Elizabeth Nixon I am not sure about Atlassian-generated documentation; it feels like it should be on this page, but it clearly says the opposite...maybe out of date?

However doing it should be pretty trivial:

  1. Open your team-managed project, and go to 'project settings'
  2. Go to 'issue types' and select the issuetype you want to add the field to
  3. The right-side should have a panel split into two sections. The top part allows you to make new fields, but below that you should see "Search All Fields". This should give you access to fields that live in this project and any instance-wide fields that have a global context.
  4. Find the field you want, and drag it into the section you want it displayed in. You'll notice most of the field options are greyed out.

Note: You cannot context instance-wide fields to a team-managed project, so any field you want must have a global context.

Daniel Szewczyk July 9, 2024

First of all, reporting shouldn't be a work that Jira Admins do, but rather people who are specialisied in data analysis and reporting, so relevant access to the data should be available for such roles.

Secondly, as someone pointed out, only current state of data is available in Jira with very very limited capabilities of JQL to reach out to historical data. Everything that is currently available in the Ticket history should be searchable with JQL, otherwise it's not too useful.

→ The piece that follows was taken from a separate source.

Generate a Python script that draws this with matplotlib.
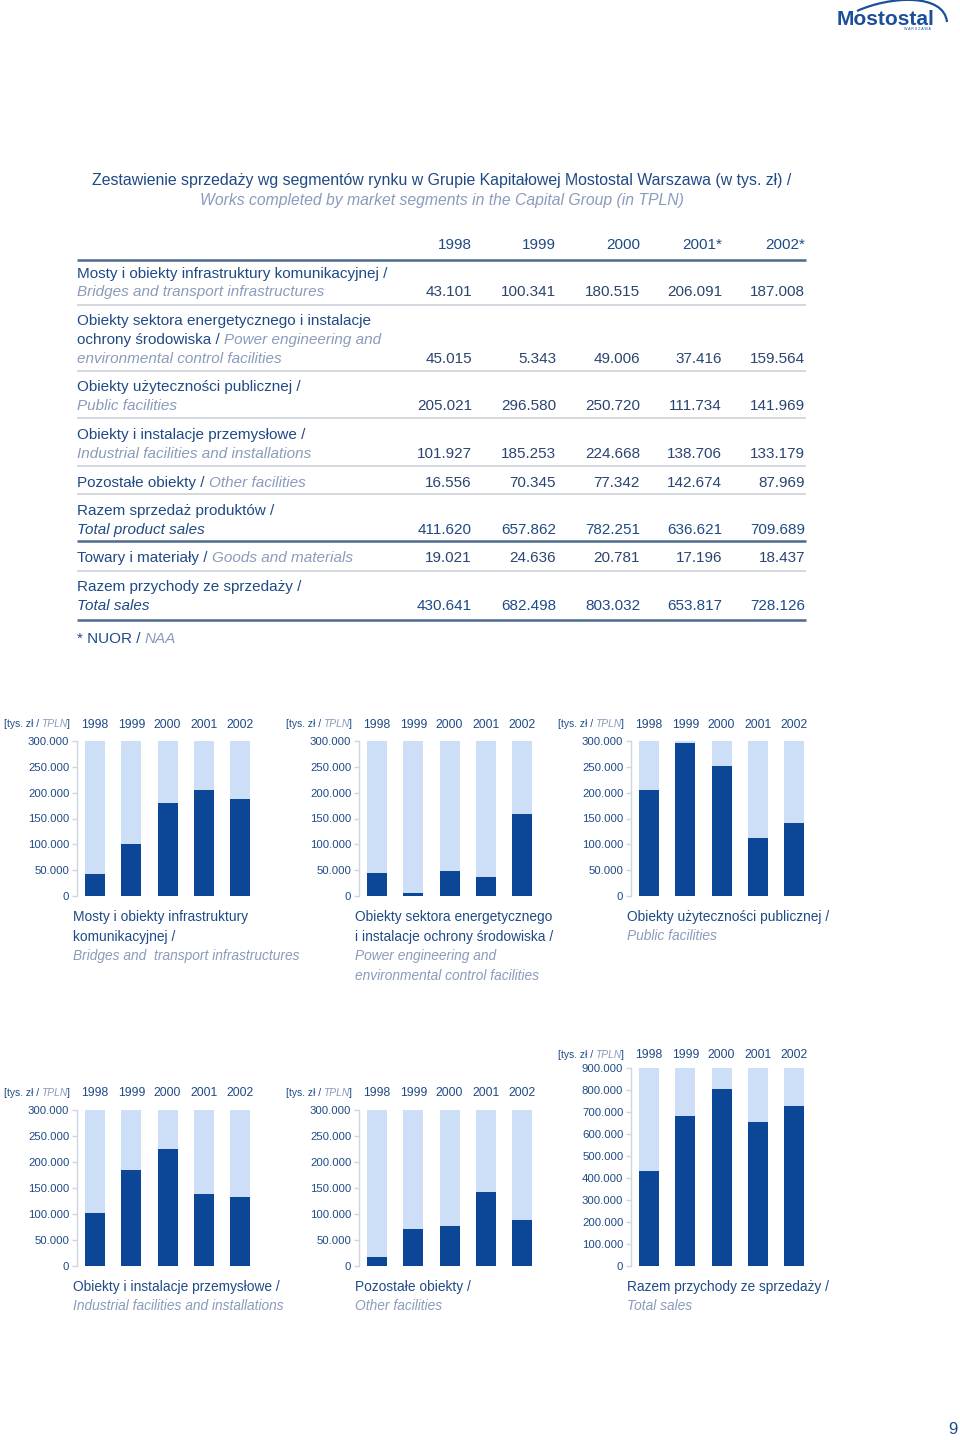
import matplotlib
matplotlib.use('Agg')
import matplotlib.pyplot as plt
from matplotlib import font_manager
from matplotlib.path import Path
from matplotlib.patches import PathPatch
from matplotlib.ticker import FixedLocator, FuncFormatter

# ---------------- data ----------------
years = ['1998', '1999', '2000', '2001', '2002']
header_years = ['1998', '1999', '2000', '2001*', '2002*']

bridges = [43.101, 100.341, 180.515, 206.091, 187.008]
power = [45.015, 5.343, 49.006, 37.416, 159.564]
public = [205.021, 296.580, 250.720, 111.734, 141.969]
industrial = [101.927, 185.253, 224.668, 138.706, 133.179]
other = [16.556, 70.345, 77.342, 142.674, 87.969]
product_total = [411.620, 657.862, 782.251, 636.621, 709.689]
goods = [19.021, 24.636, 20.781, 17.196, 18.437]
total_sales = [430.641, 682.498, 803.032, 653.817, 728.126]

title_pl = 'Zestawienie sprzedaży wg segmentów rynku w Grupie Kapitałowej Mostostal Warszawa (w tys. zł) /'
title_en = 'Works completed by market segments in the Capital Group (in TPLN)'

# ---------------- style ----------------
DARK = '#0b4796'
LIGHT = '#cddff7'
PL = '#1f4a86'
EN = '#8a9bbb'
VAL = '#2b4470'
THICK = '#4c6a8e'
THIN = '#c9ced6'
AXIS = '#cfd6df'

names = {f.name for f in font_manager.fontManager.ttflist}
REG = 'Liberation Sans' if 'Liberation Sans' in names else 'DejaVu Sans'
NARROW = 'Liberation Sans Narrow' if 'Liberation Sans Narrow' in names else REG
NS = 1.0 if NARROW != REG else 0.84

STY = {'pl': (PL, 'normal'), 'en': (EN, 'italic'), 'end': (PL, 'italic')}

fig = plt.figure(figsize=(9.6, 14.4), dpi=100)
ov = fig.add_axes([0, 0, 1, 1])
ov.set_xlim(0, 960)
ov.set_ylim(1440, 0)
ov.axis('off')
renderer = fig.canvas.get_renderer()


def seg_text(x, y, segments, size, family=REG):
    cur = x
    for i, (s, st) in enumerate(segments):
        color, style = STY[st]
        t = ov.text(cur, y, s, fontsize=size, family=family, color=color,
                    style=style, va='baseline', ha='left')
        cur += t.get_window_extent(renderer).width + size * 0.28 * 100 / 72


# ---------------- logo ----------------
ov.text(886, 25, 'Mostostal', fontsize=15, fontweight='bold', family=REG,
        color='#1b4f9c', ha='center', va='baseline')
ov.text(917, 30.5, 'W A R S Z A W A', fontsize=2.6, family=REG, color='#1b4f9c',
        ha='center', va='baseline')
arc = Path([(857, 11), (890, -4), (944, -7), (947, 22)],
           [Path.MOVETO, Path.CURVE4, Path.CURVE4, Path.CURVE4])
ov.add_patch(PathPatch(arc, fc='none', ec='#1b4f9c', lw=1.6))

# ---------------- title ----------------
ov.text(442, 185, title_pl, fontsize=11.4, family=REG, color=PL, ha='center', va='baseline')
ov.text(442, 205, title_en, fontsize=11.3, family=REG, color=EN, style='italic',
        ha='center', va='baseline')

# ---------------- table ----------------
col_right = [472, 556, 640, 722, 805]
TS = 11
for cr, h in zip(col_right, header_years):
    ov.text(cr, 249, h, fontsize=TS, family=REG, color=PL, ha='right', va='baseline')

rows = [
    ([[('Mosty i obiekty infrastruktury komunikacyjnej /', 'pl')],
      [('Bridges and transport infrastructures', 'en')]], bridges, [278, 296], VAL),
    ([[('Obiekty sektora energetycznego i instalacje', 'pl')],
      [('ochrony środowiska /', 'pl'), ('Power engineering and', 'en')],
      [('environmental control facilities', 'en')]], power, [325, 344, 363], VAL),
    ([[('Obiekty użyteczności publicznej /', 'pl')],
      [('Public facilities', 'en')]], public, [391, 410], VAL),
    ([[('Obiekty i instalacje przemysłowe /', 'pl')],
      [('Industrial facilities and installations', 'en')]], industrial, [439, 458], VAL),
    ([[('Pozostałe obiekty /', 'pl'), ('Other facilities', 'en')]], other, [487], VAL),
    ([[('Razem sprzedaż produktów /', 'pl')],
      [('Total product sales', 'end')]], product_total, [515, 534], PL),
    ([[('Towary i materiały /', 'pl'), ('Goods and materials', 'en')]], goods, [562], VAL),
    ([[('Razem przychody ze sprzedaży /', 'pl')],
      [('Total sales', 'end')]], total_sales, [591, 610], PL),
]
for lines, vals, ys, vcol in rows:
    for segs, yy in zip(lines, ys):
        seg_text(77, yy, segs, TS)
    for cr, v in zip(col_right, vals):
        ov.text(cr, ys[-1], f'{v:.3f}', fontsize=TS, family=REG, color=vcol,
                ha='right', va='baseline')

rule_y = [(260, 'thick'), (305, 'thin'), (371, 'thin'), (418, 'thin'), (466, 'thin'),
          (494, 'thin'), (541, 'thick'), (571, 'thin'), (620, 'thick')]
for yy, kind in rule_y:
    if kind == 'thick':
        ov.plot([77, 806], [yy, yy], color=THICK, lw=1.8, solid_capstyle='butt')
    else:
        ov.plot([77, 806], [yy, yy], color=THIN, lw=1.1, solid_capstyle='butt')

seg_text(77, 643, [('* NUOR /', 'pl'), ('NAA', 'en')], TS)

# ---------------- charts ----------------
SPACING = 36.25
TICK_SIZE = 8.6 if NS == 1.0 else 8.2
HEAD_SIZE = 8.6 if NS == 1.0 else 7.4
YEAR_SIZE = 10.5 * NS
CAP_SIZE = 12.0 if NS == 1.0 else 9.95


def fmt(v, pos):
    return '0' if v == 0 else f'{v:.3f}'


def chart(left, bottom, top, values, vmax, step, head_y, caption):
    w = SPACING * 5
    ax = fig.add_axes([left / 960, 1 - bottom / 1440, w / 960, (bottom - top) / 1440])
    xs = list(range(len(values)))
    ax.bar(xs, [vmax] * len(values), width=0.55, color=LIGHT, zorder=1)
    ax.bar(xs, values, width=0.55, color=DARK, zorder=2)
    ax.set_xlim(-0.5, 4.5)
    ax.set_ylim(0, vmax)
    for s in ['top', 'right', 'bottom']:
        ax.spines[s].set_visible(False)
    ax.spines['left'].set_color(AXIS)
    ax.spines['left'].set_linewidth(1.0)
    ax.set_xticks([])
    ticks = [i * step for i in range(int(round(vmax / step)) + 1)]
    ax.yaxis.set_major_locator(FixedLocator(ticks))
    ax.yaxis.set_major_formatter(FuncFormatter(fmt))
    ax.tick_params(axis='y', length=3.5, width=1.0, color=AXIS, pad=2,
                   labelsize=TICK_SIZE, labelcolor=PL)
    for lab in ax.get_yticklabels():
        lab.set_family(NARROW)
    ax.patch.set_alpha(0)
    # header
    hx = left - 73
    t = ov.text(hx, head_y, '[tys. zł /', fontsize=HEAD_SIZE, family=NARROW, color=PL,
                ha='left', va='baseline')
    wpx = t.get_window_extent(renderer).width
    t2 = ov.text(hx + wpx + 2, head_y, 'TPLN', fontsize=HEAD_SIZE, family=NARROW, color=EN,
                 style='italic', ha='left', va='baseline')
    wpx2 = t2.get_window_extent(renderer).width
    ov.text(hx + wpx + 2 + wpx2, head_y, ']', fontsize=HEAD_SIZE, family=NARROW, color=PL,
            ha='left', va='baseline')
    for i, yl in enumerate(years):
        ov.text(left + SPACING * (i + 0.5), head_y + 0.5, yl, fontsize=YEAR_SIZE,
                family=NARROW, color=PL, ha='center', va='baseline')
    # caption
    cy = bottom + 25
    for segs in caption:
        seg_text(left - 4, cy, segs, CAP_SIZE, family=NARROW)
        cy += 19.5


chart(77, 896, 741, bridges, 300, 50, 727,
      [[('Mosty i obiekty infrastruktury', 'pl')],
       [('komunikacyjnej /', 'pl')],
       [('Bridges and  transport infrastructures', 'en')]])
chart(359, 896, 741, power, 300, 50, 727,
      [[('Obiekty sektora energetycznego', 'pl')],
       [('i instalacje ochrony środowiska /', 'pl')],
       [('Power engineering and', 'en')],
       [('environmental control facilities', 'en')]])
chart(631, 896, 741, public, 300, 50, 727,
      [[('Obiekty użyteczności publicznej /', 'pl')],
       [('Public facilities', 'en')]])
chart(77, 1266, 1110, industrial, 300, 50, 1096,
      [[('Obiekty i instalacje przemysłowe /', 'pl')],
       [('Industrial facilities and installations', 'en')]])
chart(359, 1266, 1110, other, 300, 50, 1096,
      [[('Pozostałe obiekty /', 'pl')],
       [('Other facilities', 'en')]])
chart(631, 1266, 1068, total_sales, 900, 100, 1058,
      [[('Razem przychody ze sprzedaży /', 'pl')],
       [('Total sales', 'en')]])

# page number
ov.text(953, 1434, '9', fontsize=12, family=REG, color=PL, ha='center', va='baseline')

fig.savefig('out.png', dpi=100)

Dashboards are poor in terms of functionality and they look as if they were developed and styled 20 years ago. There are only a few usecases these can handle and as such are not commonly used.

The only viable option to work with data from Jira is to pull all of the ticket information daily to external solutions and process and report on that data there. Of course I'm not saying that Jira should be as specialised and flexible as for example PowerBI, but let's not overstate that Jira is a "powerful tool for insights and decision-making".